The only question is what mp4v2 should do when it encounters a common type of
slightly-out-spec file, that is a file with an 639-2/B code generated by
mp4box? Is
it better to change that incorrect code to "undetermined" as the current mp4v2
does?
Or is it better to change it to the correct code when that can be done easily
and
accurately?
This seems to me an easy call. "Interpret loosely, generate strictly."
Original comment by CarlEd...@gmail.com
on 4 Jun 2010 at 11:02
One hopefully last comment/correction:
Earlier I said that mp4box will happily accepts the correct /T codes with the
"-lang"
option. That is true as far as it goes. *However*, mp4box will rewrite the
correct
/T codes given on the command line into the incorrect /B codes in the mp4 file!
I
only just learned that while trying to manually fix a file with broken
designations--
running mp4file --optimize on the result changes them all back to
"Undetermined".
The bottom line is that I have (and know of) no way to create an mp4file with
correct
language designations. Mp4box won't do it, even if spoon-fed the correct ones.
Mp4v2 does not have any utility to set or edit these options.
I realize that these problems are not the fault of mp4v2's authors and
maintainers.
I've sent a number of extremely specific bug reports to whatever addresses
appeared
to be associated with the keepers of the mp4box code, but never gotten so much
as a
single reply. So my hopes of them fixing the problem seem low.
That may make my earlier point that mp4v2 should accept the incorrect /B codes
just
write the correct /T codes all the more urgent.

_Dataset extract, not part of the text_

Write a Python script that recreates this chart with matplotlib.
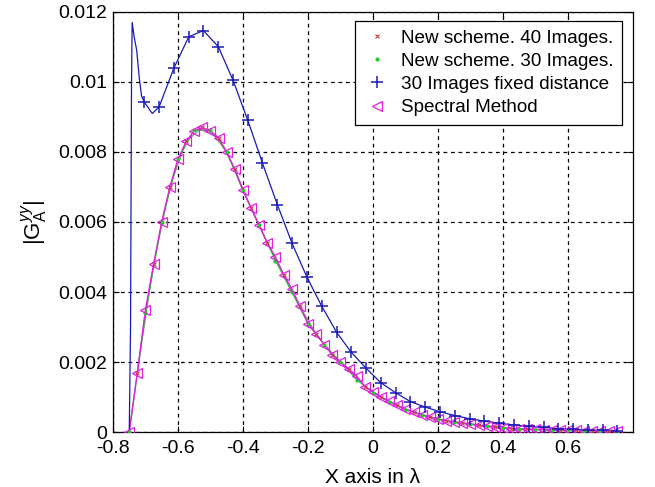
#!/usr/bin/env python

import matplotlib
matplotlib.use("Agg")
import matplotlib.pyplot as plt
import numpy as np

plt.rcParams["font.family"] = ["Liberation Sans", "DejaVu Sans"]
plt.rcParams["mathtext.fontset"] = "custom"
plt.rcParams["mathtext.rm"] = "Liberation Sans"
plt.rcParams["mathtext.it"] = "Liberation Sans:italic"

# Spectral method (reference curve)
spectral_x = [-0.750, -0.725, -0.700, -0.675, -0.650, -0.625, -0.600, -0.575, -0.550, -0.525,
              -0.500, -0.475, -0.450, -0.425, -0.400, -0.375, -0.350, -0.325, -0.300, -0.275,
              -0.250, -0.225, -0.200, -0.175, -0.150, -0.125, -0.100, -0.075, -0.050, -0.025,
              0.000, 0.025, 0.050, 0.075, 0.100, 0.125, 0.150, 0.175, 0.200, 0.225,
              0.250, 0.275, 0.300, 0.325, 0.350, 0.375, 0.400, 0.425, 0.450, 0.475,
              0.500, 0.525, 0.550, 0.575, 0.600, 0.625, 0.650, 0.675, 0.700, 0.725, 0.750]
spectral_y = [0.0, 0.0017, 0.0035, 0.0048, 0.0060, 0.0070, 0.0078, 0.0083, 0.0086, 0.0087,
              0.0086, 0.0084, 0.0080, 0.0075, 0.0069, 0.0064, 0.0059, 0.0054, 0.0050, 0.0045,
              0.0041, 0.0036, 0.0031, 0.0028, 0.0025, 0.0022, 0.0020, 0.0018, 0.0016, 0.0013,
              0.00115, 0.0010, 0.00088, 0.00076, 0.00065, 0.00057, 0.00050, 0.00043, 0.00037, 0.00032,
              0.00029, 0.00026, 0.00023, 0.00020, 0.00017, 0.00015, 0.00012, 0.00010, 0.00009, 0.00008,
              0.00008, 0.00007, 0.00006, 0.00006, 0.00005, 0.00005, 0.00004, 0.00004, 0.00003, 0.00003, 0.00003]

# New scheme, 30 images
new30_x = [-0.75, -0.70, -0.65, -0.60, -0.55, -0.50, -0.45, -0.40, -0.35, -0.30, -0.25,
           -0.20, -0.15, -0.10, -0.05, 0.00, 0.05, 0.10, 0.15, 0.20, 0.25,
           0.30, 0.35, 0.40, 0.45, 0.50, 0.55, 0.60, 0.65, 0.70, 0.75]
new30_y = [0.0, 0.0034, 0.0060, 0.0078, 0.00862, 0.00862, 0.0080, 0.0069, 0.0059, 0.0049, 0.0040,
           0.0031, 0.0025, 0.0020, 0.0015, 0.00112, 0.00086, 0.00064, 0.00049, 0.00036, 0.00028,
           0.00022, 0.00016, 0.00012, 0.00009, 0.00007, 0.00006, 0.00005, 0.00004, 0.00003, 0.00003]

# New scheme, 40 images
new40_x = [-0.725, -0.675, -0.625, -0.575, -0.525, -0.475, -0.425, -0.375, -0.325, -0.275,
           -0.225, -0.175, -0.125, -0.075, -0.025, 0.025, 0.075, 0.125, 0.175, 0.225,
           0.275, 0.325, 0.375, 0.425, 0.475, 0.525, 0.575, 0.625, 0.675, 0.725]
new40_y = [0.0017, 0.0048, 0.0070, 0.0083, 0.0087, 0.0084, 0.0075, 0.0064, 0.0054, 0.0045,
           0.0036, 0.0028, 0.0022, 0.0018, 0.0013, 0.0010, 0.00076, 0.00057, 0.00043, 0.00032,
           0.00026, 0.00020, 0.00015, 0.00010, 0.00008, 0.00007, 0.00006, 0.00005, 0.00004, 0.00003]

# 30 images, fixed distance: spike at the left edge, then marked samples
fixed_spike_x = [-0.750, -0.746, -0.743, -0.741, -0.735, -0.727, -0.719, -0.712]
fixed_spike_y = [0.0, 0.0030, 0.0100, 0.0117, 0.0113, 0.0109, 0.0101, 0.0096]
fixed_x = [-0.704, -0.679, -0.658, -0.613, -0.567, -0.522, -0.476, -0.431, -0.385, -0.340,
           -0.294, -0.249, -0.203, -0.158, -0.112, -0.067, -0.021, 0.024, 0.070, 0.115,
           0.161, 0.206, 0.252, 0.297, 0.343, 0.388, 0.434, 0.479, 0.525, 0.570,
           0.616, 0.661, 0.707, 0.752]
fixed_y = [0.00943, 0.0091, 0.00929, 0.01039, 0.01129, 0.01147, 0.01101, 0.01006, 0.0089, 0.00768,
           0.00649, 0.00539, 0.00442, 0.0036, 0.00285, 0.00228, 0.00182, 0.00141, 0.00112, 0.00087,
           0.00071, 0.00058, 0.00047, 0.00038, 0.00031, 0.00025, 0.0002, 0.00016, 0.00013, 0.0001,
           0.00008, 0.00006, 0.00005, 0.00004]
fixed_min_index = 1  # the unmarked trough sample

x_ticks = [-0.8, -0.6, -0.4, -0.2, 0, 0.2, 0.4, 0.6]
x_tick_labels = ["-0.8", "-0.6", "-0.4", "-0.2", "0", "0.2", "0.4", "0.6"]
y_ticks = [0, 0.002, 0.004, 0.006, 0.008, 0.01, 0.012]
y_tick_labels = ["0", "0.002", "0.004", "0.006", "0.008", "0.01", "0.012"]

blue = "#1a1ab8"
magenta = "#e020e0"
green = "#22cc22"
red = "#c84040"

fig = plt.figure(figsize=(6.55, 4.87), dpi=100)
ax = fig.add_axes([0.1725, 0.1129, 0.7939, 0.8625])

# Lines
ax.plot(new40_x, new40_y, color="#909090", lw=0.8, zorder=2)
ax.plot(new30_x, new30_y, color=green, lw=0.9, zorder=2)
ax.plot(spectral_x, spectral_y, color=magenta, lw=1.0, zorder=3)
line_x = fixed_spike_x + fixed_x
line_y = fixed_spike_y + fixed_y
ax.plot(line_x, line_y, color=blue, lw=0.9, zorder=4)

# Markers
mk_x = [v for i, v in enumerate(fixed_x) if i != fixed_min_index]
mk_y = [v for i, v in enumerate(fixed_y) if i != fixed_min_index]
ax.plot(new40_x, new40_y, "x", color=red, ms=3.5, mew=0.8, ls="none",
        label="New scheme. 40 Images.", zorder=5)
ax.plot(new30_x, new30_y, ".", color=green, ms=4, ls="none",
        label="New scheme. 30 Images.", zorder=5)
ax.plot(mk_x, mk_y, "+", color=blue, ms=9, mew=1.1, ls="none",
        label="30 Images fixed distance", zorder=6)
ax.plot(spectral_x, spectral_y, "<", color=magenta, mfc="none", ms=7, mew=0.9,
        ls="none", label="Spectral Method", zorder=5)

ax.set_xlim(-0.8, 0.8)
ax.set_ylim(0, 0.012)
ax.set_xticks(x_ticks)
ax.set_xticklabels(x_tick_labels)
ax.set_yticks(y_ticks)
ax.set_yticklabels(y_tick_labels)
ax.tick_params(direction="in", top=True, right=True, labelsize=14, length=4, width=0.8)
ax.tick_params(axis="x", pad=6)
ax.tick_params(axis="y", pad=4)
ax.grid(True, color="black", linestyle=(0, (3, 3)), linewidth=0.9)
for s in ax.spines.values():
    s.set_linewidth(0.9)

ax.set_xlabel("X axis in λ", fontsize=15, labelpad=8)
ax.set_ylabel(r"$|\mathrm{G}_{\mathrm{A}}^{yy}|$", fontsize=16, labelpad=6)

leg = ax.legend(loc="upper right", bbox_to_anchor=(0.979, 0.979), borderaxespad=0,
                fontsize=13.6, fancybox=False, edgecolor="black", framealpha=1,
                handletextpad=0.5, labelspacing=0.32, borderpad=0.45, handlelength=1.5)
leg.get_frame().set_linewidth(0.9)

fig.savefig("out.png", dpi=100)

Original comment by CarlEd...@gmail.com
on 5 Jun 2010 at 12:28
Carl,
I'll think about it. I would really like to get in touch with mp4box's
maintainers to see if they can resolve it; I'm not inclined to change the
behavior of mp4v2 solely on the basis of some other programs errant, invalid
behavior (let's be frank: this is basically working around mp4box's incorrect
language implementation) without knowing that other program is at least moving
in the right direction.
I'll see if I can get a hold of them.
Thanks,
kidjan
Original comment by kid...@gmail.com
on 10 Jun 2010 at 6:15
CarlEdman wrote:
| The bottom line is that I have (and know of) no way to create an mp4file with
correct
| language designations. Mp4box won't do it, even if spoon-fed the correct
ones.
| Mp4v2 does not have any utility to set or edit these options.

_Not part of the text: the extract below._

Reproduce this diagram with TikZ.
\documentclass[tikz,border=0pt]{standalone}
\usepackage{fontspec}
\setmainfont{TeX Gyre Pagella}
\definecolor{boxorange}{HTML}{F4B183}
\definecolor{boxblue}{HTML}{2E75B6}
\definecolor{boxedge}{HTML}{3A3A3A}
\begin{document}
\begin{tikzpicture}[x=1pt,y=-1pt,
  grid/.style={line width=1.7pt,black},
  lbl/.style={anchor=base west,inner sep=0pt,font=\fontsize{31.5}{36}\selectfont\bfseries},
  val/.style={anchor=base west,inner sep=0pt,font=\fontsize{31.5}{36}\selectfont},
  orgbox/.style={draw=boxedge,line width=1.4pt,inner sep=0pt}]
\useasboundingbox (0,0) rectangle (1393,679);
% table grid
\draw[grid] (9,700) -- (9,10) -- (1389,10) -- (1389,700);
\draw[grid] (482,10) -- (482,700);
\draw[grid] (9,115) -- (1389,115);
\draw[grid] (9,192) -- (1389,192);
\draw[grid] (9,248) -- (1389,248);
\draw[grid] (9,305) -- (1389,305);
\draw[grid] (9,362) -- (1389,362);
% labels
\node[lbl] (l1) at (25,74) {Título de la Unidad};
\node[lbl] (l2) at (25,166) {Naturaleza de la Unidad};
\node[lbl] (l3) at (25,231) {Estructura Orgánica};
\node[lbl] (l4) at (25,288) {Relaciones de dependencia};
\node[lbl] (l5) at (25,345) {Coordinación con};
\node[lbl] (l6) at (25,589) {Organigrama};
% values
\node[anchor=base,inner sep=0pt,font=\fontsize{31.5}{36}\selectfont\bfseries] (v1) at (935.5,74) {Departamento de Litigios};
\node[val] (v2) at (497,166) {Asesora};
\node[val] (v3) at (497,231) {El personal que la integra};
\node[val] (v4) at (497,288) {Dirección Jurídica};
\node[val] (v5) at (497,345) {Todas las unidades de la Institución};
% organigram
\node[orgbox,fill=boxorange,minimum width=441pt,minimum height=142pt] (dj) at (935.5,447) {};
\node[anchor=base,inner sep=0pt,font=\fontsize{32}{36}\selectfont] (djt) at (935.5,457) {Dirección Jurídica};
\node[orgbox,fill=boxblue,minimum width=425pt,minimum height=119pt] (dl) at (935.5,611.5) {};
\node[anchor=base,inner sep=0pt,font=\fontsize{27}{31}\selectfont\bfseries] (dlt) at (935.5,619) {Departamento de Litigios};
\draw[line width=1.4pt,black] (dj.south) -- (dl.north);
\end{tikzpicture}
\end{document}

Carl, have you tried using mp4track command-line tool from trunk? It lets one
set some generic per-track attributes. Here's an example.
***1. list all tracks. take note do you want to use ID or INDEX as your
mechanism to specify an individual track. we'll use INDEX to keep things simple
(the number between brackets []). in my sample.m4v here is track[1] listing:
mp4track --list sample.m4v
[...other tracks snipped...]
track[1] id=2
type = audio
enabled = true
inMovie = true
inPreview = false
layer = 0
alternateGroup = 0
volume = 1.0000
width = 0.00000000
height = 0.00000000
language = English
handlerName =
userDataName = Stereo
***2. let's change it to french and list; make sure to always list afterwards.

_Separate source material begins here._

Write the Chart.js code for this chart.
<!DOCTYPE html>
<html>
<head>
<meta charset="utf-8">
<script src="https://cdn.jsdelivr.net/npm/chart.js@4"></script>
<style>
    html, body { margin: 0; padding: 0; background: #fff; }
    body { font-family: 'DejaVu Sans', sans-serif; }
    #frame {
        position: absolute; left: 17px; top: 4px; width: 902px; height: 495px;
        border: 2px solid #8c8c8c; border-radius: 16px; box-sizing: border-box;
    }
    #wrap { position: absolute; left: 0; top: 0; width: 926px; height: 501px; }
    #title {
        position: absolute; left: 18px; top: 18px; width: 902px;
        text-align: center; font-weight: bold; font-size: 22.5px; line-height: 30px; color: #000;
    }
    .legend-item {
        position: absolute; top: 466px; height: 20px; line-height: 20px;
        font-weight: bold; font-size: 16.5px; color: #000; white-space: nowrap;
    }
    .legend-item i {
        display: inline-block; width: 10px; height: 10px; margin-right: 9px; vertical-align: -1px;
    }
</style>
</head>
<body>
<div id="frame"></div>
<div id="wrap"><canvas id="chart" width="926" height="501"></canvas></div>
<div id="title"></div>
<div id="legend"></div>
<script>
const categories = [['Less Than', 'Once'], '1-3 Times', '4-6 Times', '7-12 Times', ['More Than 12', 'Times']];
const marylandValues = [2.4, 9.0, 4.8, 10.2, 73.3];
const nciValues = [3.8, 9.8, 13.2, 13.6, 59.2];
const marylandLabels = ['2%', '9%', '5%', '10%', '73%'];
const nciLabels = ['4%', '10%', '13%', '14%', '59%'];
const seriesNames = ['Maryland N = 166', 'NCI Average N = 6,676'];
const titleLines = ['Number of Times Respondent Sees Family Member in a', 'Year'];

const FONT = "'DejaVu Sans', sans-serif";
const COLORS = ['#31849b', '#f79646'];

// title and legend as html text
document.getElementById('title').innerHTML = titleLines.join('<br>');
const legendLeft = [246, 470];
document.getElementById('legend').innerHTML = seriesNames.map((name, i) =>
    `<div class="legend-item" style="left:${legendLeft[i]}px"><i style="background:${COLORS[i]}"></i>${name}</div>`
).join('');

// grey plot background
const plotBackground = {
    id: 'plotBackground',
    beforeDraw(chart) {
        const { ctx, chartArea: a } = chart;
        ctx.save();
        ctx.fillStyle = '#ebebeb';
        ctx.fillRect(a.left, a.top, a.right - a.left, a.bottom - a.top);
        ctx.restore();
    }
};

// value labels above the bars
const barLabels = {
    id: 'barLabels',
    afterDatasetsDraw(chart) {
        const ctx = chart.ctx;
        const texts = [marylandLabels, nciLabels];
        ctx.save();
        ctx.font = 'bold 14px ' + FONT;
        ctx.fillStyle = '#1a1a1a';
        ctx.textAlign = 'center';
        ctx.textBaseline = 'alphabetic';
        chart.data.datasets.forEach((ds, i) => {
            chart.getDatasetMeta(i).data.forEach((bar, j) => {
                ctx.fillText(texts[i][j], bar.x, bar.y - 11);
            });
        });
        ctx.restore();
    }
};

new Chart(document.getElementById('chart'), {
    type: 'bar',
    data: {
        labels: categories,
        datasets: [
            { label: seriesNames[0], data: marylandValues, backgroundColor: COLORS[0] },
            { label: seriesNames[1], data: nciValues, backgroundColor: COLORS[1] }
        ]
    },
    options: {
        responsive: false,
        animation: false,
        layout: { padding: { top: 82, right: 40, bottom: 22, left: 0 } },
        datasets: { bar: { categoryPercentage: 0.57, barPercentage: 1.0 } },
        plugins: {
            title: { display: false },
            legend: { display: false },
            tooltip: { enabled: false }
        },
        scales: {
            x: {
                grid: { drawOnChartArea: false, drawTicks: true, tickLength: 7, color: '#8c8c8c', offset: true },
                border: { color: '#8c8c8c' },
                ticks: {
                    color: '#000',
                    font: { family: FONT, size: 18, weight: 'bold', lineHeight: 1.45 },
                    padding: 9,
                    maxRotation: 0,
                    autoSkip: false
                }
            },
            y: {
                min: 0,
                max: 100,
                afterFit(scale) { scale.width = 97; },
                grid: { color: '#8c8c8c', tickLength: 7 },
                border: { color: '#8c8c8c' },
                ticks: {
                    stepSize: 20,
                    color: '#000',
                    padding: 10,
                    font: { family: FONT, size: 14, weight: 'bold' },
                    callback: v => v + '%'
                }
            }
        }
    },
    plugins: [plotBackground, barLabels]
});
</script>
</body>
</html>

as a bogus language code will simply result in a "0" (undefined) value being
used without error. Wikipedia lists valid 639-2 codes (both /B and /T) here:
http://en.wikipedia.org/wiki/List_of_ISO_639-2_codes
mp4track --track-index=1 --language 'fra' sample.m4v
mp4track --list sample.m4v
track[1] id=2
type = audio
enabled = true
inMovie = true
inPreview = false
layer = 0
alternateGroup = 0
volume = 1.0000
width = 0.00000000
height = 0.00000000
language = French
handlerName =
userDataName = Stereo
Original comment by Kona8l...@gmail.com
on 10 Jun 2010 at 10:42
Above example might be clearer if the same cli named option syntax was used.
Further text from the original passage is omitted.